There’s an article published recently which talks about the aggressive approach taken by the University of Wisconsin women’s volleyball team in their serving. In looking at the strengths and weaknesses of his team, the coach decided it was going to be important to not expose his relatively weak block to strong attacks. That would be accomplished by trying to get teams out of system in serve receive attack through tough serving.
Aggressive serving is something that gets talked about a fair bit in volleyball – especially at the higher levels. Offenses have gotten so powerful that siding out can be nearly automatic if the serve is passed well. Thus the desire to force teams to pass less than well, which requires good serving
There’s an obvious trade-off involved in aggressive serving, though. If a serve is missed it’s an automatic point for the other team. We can think of this in a mathematical way. The expected point value of a serve is a function of the probabilities of the various outcomes involved. Those outcomes include service errors, service aces, winning the rally and losing the rally. You can create a formula for the expected value of a serve (EVS) that looks like this:
EVS = PA – PE + (1-PA-PE) x (PRW – PRL)
PA = % chance of an ace (in decimal form – e.g. 10% = 0.10)
PE = % chance of an error
PRW = % chance of a rally win
PRL = % chance of a rally loss
Let’s put that in an example form. Say a given server gets and ace in 1 out of 20 serves (5%) and misses 2 out of 20 (10%). When the serve is in, the team wins the rally 60% of the time. The above formula would look like this:
EVS=0.05-0.10 + (1-0.05-0.10) x (0.60-0.40)
= 0.05 – 0.10 + 0.85 x 0.20
= -0.05 + 0.17
Thus, each time this particular player serves the team expects to score 0.12 points. If you play around with the numbers in different ways you can see how being more ore less aggressive could potentially impact that EVS value through the impact it has on ace and error percentages and the chances of winning the service rally.
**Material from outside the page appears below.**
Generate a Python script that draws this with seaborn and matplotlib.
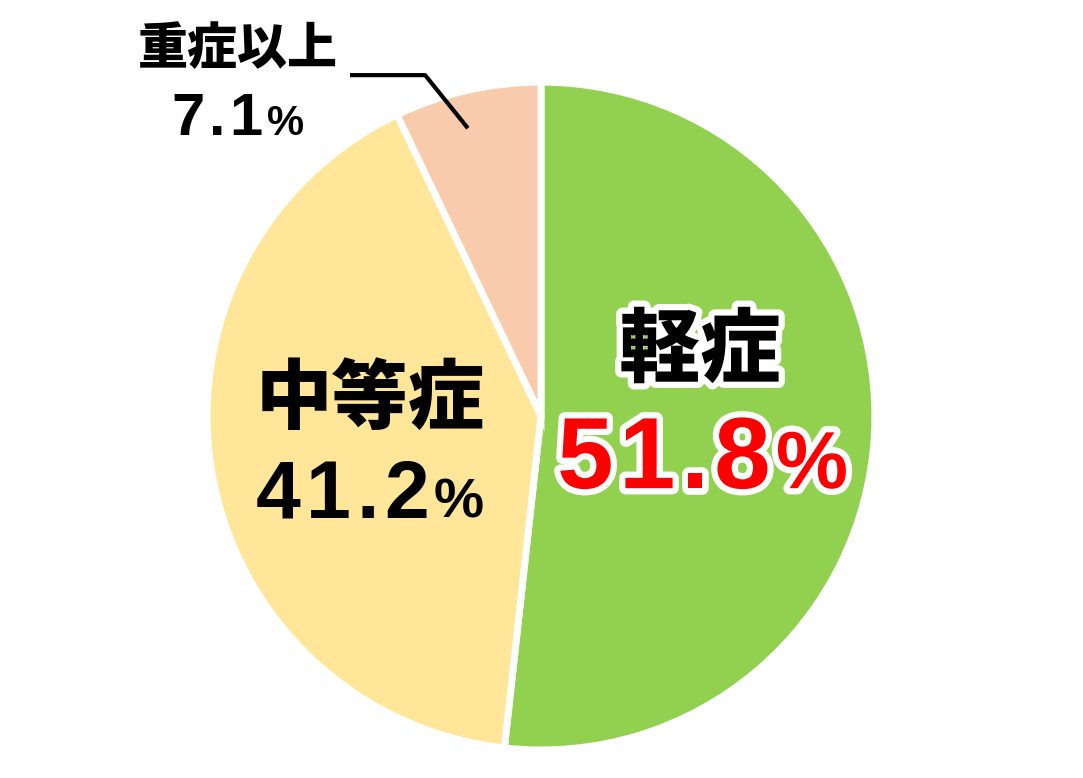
import matplotlib
matplotlib.use("Agg")
import matplotlib.pyplot as plt
import matplotlib.patheffects as pe
import seaborn as sns

# データ
labels = ["軽症", "中等症", "重症以上"]
values = [51.8, 41.2, 7.1]
pct_text = ["51.8", "41.2", "7.1"]
colors = ["#92d050", "#ffe699", "#f8cbad"]

sns.set_theme(style="white")
plt.rcParams['font.family'] = ['Noto Sans CJK JP', 'DejaVu Sans']

fig = plt.figure(figsize=(10.83, 7.78), dpi=100)
ax = fig.add_axes([0, 0, 1, 1])
ax.pie(values, colors=colors, startangle=90, counterclock=False,
       radius=1.0, center=(0, 0),
       wedgeprops=dict(edgecolor="white", linewidth=5))
ax.set_xlim(-1.62, 1.623)
ax.set_ylim(-1.084, 1.246)
ax.set_aspect("equal")
ax.axis("off")

white_edge = [pe.withStroke(linewidth=9, foreground="white")]
num_font = ['Liberation Sans', 'DejaVu Sans']


def pct_label(x, y, num, size, color, track, pct_scale, effects=None):
    # 1文字ずつ並べて字間を広げる（最後に小さめの％）
    r = fig.canvas.get_renderer()
    inv = ax.transData.inverted()
    items = []
    for ch in list(num) + ["%"]:
        fs = size * pct_scale if ch == "%" else size
        t = ax.text(0, y, ch, ha="left", va="baseline", fontsize=fs,
                    fontweight="bold", family=num_font, color=color,
                    path_effects=effects)
        b = t.get_window_extent(r)
        w = inv.transform((b.x1, 0))[0] - inv.transform((b.x0, 0))[0]
        items.append((t, w))
    total = sum(w for _, w in items) + track * (len(items) - 1)
    cx = x - total / 2
    for t, w in items:
        t.set_x(cx)
        cx += w + track


ax.text(0.476, 0.192, labels[0], ha="center", va="center", fontsize=58,
        fontweight="heavy", color="black", path_effects=white_edge)
pct_label(0.484, -0.216, pct_text[0], 73, "#ff0000", 0.016, 0.8, white_edge)

ax.text(-0.512, 0.048, labels[1], ha="center", va="center", fontsize=55,
        fontweight="heavy", color="black")
pct_label(-0.512, -0.305, pct_text[1], 58, "black", 0.016, 0.7)

ax.text(-0.907, 1.098, labels[2], ha="center", va="center", fontsize=36,
        fontweight="heavy", color="black")
pct_label(-0.909, 0.841, pct_text[2], 43, "black", 0.013, 0.7)

# 引き出し線
ax.plot([-0.572, -0.347, -0.219], [1.021, 1.021, 0.862], color="black",
        linewidth=3, solid_capstyle="butt")

fig.savefig("out.png", dpi=100)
We can translate the desire of the Wisconsin coach into a desire to increase service rally win % – PRW from the formula above. If the team is going to get more aggressive serving it should increase the PRW (and reduce the PRL) to improve the EVS, but it will also likely mean rising PE, which hurts the EVS. The question a coach needs to answer is whether the positive move in PRW more than offsets the rise in PE. If so, then it’s a good idea. If not, then there’s a problem.
In other words, serving tougher only makes sense if the increase in service rally wins at least offsets the rise in service errors.